*Provided material*
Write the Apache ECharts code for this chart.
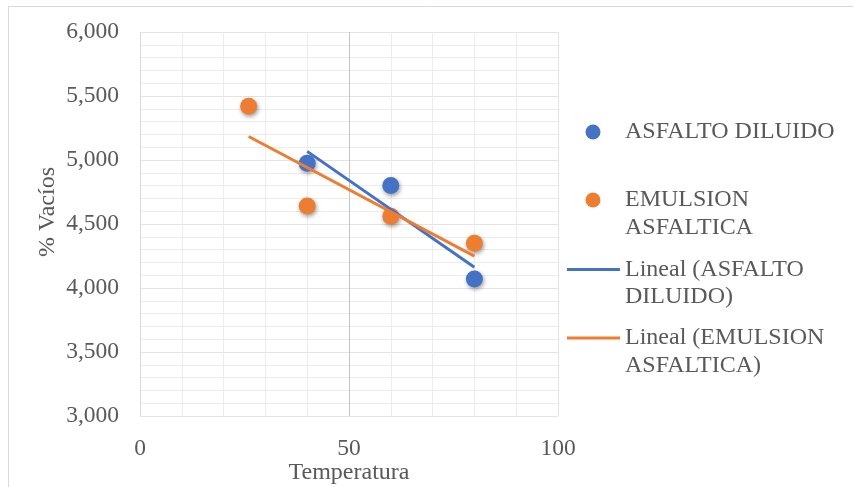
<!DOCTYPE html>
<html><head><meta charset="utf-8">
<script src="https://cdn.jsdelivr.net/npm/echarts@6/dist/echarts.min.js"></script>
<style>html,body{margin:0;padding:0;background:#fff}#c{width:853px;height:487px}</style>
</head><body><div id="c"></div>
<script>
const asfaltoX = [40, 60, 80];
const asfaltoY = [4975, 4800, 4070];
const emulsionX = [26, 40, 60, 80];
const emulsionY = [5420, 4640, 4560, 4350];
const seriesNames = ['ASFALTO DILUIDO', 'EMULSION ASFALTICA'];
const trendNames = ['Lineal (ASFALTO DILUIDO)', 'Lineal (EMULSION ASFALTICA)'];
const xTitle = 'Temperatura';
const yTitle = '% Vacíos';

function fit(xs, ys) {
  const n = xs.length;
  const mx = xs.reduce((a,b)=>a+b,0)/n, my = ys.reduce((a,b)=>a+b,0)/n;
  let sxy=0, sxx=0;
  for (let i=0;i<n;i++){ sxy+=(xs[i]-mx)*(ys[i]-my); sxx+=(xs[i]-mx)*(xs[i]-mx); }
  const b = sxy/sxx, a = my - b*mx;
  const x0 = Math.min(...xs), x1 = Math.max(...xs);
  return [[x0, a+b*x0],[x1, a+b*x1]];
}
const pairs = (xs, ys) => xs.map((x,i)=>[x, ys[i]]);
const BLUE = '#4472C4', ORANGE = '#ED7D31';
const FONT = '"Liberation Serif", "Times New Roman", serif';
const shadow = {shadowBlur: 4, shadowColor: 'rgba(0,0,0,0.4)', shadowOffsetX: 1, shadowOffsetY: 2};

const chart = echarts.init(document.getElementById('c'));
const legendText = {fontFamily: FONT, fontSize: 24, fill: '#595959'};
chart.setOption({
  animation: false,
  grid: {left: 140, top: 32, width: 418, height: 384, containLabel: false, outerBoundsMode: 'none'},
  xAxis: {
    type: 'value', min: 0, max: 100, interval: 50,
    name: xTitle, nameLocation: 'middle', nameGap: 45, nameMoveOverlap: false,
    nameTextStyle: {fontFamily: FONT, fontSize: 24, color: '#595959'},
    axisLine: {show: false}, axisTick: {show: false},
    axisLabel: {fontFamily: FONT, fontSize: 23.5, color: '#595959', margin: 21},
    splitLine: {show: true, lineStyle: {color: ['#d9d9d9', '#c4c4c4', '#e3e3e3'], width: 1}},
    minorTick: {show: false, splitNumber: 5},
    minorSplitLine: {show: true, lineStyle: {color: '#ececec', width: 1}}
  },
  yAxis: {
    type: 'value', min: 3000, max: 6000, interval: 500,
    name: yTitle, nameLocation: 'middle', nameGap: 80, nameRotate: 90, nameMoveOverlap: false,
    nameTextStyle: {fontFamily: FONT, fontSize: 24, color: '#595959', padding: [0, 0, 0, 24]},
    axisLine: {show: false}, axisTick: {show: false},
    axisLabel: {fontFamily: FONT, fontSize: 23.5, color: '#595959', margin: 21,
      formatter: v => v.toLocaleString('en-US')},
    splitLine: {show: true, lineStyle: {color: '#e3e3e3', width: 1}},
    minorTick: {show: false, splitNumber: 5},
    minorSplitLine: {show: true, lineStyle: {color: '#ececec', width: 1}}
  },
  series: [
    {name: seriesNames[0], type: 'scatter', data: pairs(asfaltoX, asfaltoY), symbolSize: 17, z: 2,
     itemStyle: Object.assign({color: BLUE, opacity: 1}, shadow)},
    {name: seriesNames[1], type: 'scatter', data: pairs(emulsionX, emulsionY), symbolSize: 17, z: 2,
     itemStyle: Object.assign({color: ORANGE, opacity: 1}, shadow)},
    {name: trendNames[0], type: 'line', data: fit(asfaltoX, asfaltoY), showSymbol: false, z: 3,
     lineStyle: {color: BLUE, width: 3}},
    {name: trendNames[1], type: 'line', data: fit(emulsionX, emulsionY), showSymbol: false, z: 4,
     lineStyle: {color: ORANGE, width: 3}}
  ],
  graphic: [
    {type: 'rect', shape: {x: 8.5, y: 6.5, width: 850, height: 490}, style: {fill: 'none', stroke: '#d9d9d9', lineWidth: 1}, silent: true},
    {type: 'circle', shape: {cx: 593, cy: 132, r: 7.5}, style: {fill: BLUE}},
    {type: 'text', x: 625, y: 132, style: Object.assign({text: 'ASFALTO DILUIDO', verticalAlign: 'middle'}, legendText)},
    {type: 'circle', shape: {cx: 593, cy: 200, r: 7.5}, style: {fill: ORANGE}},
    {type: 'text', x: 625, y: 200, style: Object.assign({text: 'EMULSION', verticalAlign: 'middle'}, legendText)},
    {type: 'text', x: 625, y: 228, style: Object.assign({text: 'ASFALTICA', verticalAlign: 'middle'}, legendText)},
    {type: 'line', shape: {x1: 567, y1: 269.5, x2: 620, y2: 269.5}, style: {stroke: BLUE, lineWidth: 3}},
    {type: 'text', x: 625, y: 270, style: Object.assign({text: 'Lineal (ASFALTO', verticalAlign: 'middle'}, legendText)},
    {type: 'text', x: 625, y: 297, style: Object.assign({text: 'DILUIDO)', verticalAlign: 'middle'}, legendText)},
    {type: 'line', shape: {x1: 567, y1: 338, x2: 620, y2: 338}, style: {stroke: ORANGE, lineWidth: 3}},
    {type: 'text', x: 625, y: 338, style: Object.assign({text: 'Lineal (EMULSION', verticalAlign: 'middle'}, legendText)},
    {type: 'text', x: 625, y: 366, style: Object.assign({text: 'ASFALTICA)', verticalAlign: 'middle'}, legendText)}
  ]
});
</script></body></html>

*Task prompt*
Please repeat exactly the data above from its first line to the line that contains "const yTitle = '% Vacíos';", inclusive, and leave every picture out.

*Exercise result*
Write the Apache ECharts code for this chart.
<!DOCTYPE html>
<html><head><meta charset="utf-8">
<script src="https://cdn.jsdelivr.net/npm/echarts@6/dist/echarts.min.js"></script>
<style>html,body{margin:0;padding:0;background:#fff}#c{width:853px;height:487px}</style>
</head><body><div id="c"></div>
<script>
const asfaltoX = [40, 60, 80];
const asfaltoY = [4975, 4800, 4070];
const emulsionX = [26, 40, 60, 80];
const emulsionY = [5420, 4640, 4560, 4350];
const seriesNames = ['ASFALTO DILUIDO', 'EMULSION ASFALTICA'];
const trendNames = ['Lineal (ASFALTO DILUIDO)', 'Lineal (EMULSION ASFALTICA)'];
const xTitle = 'Temperatura';
const yTitle = '% Vacíos';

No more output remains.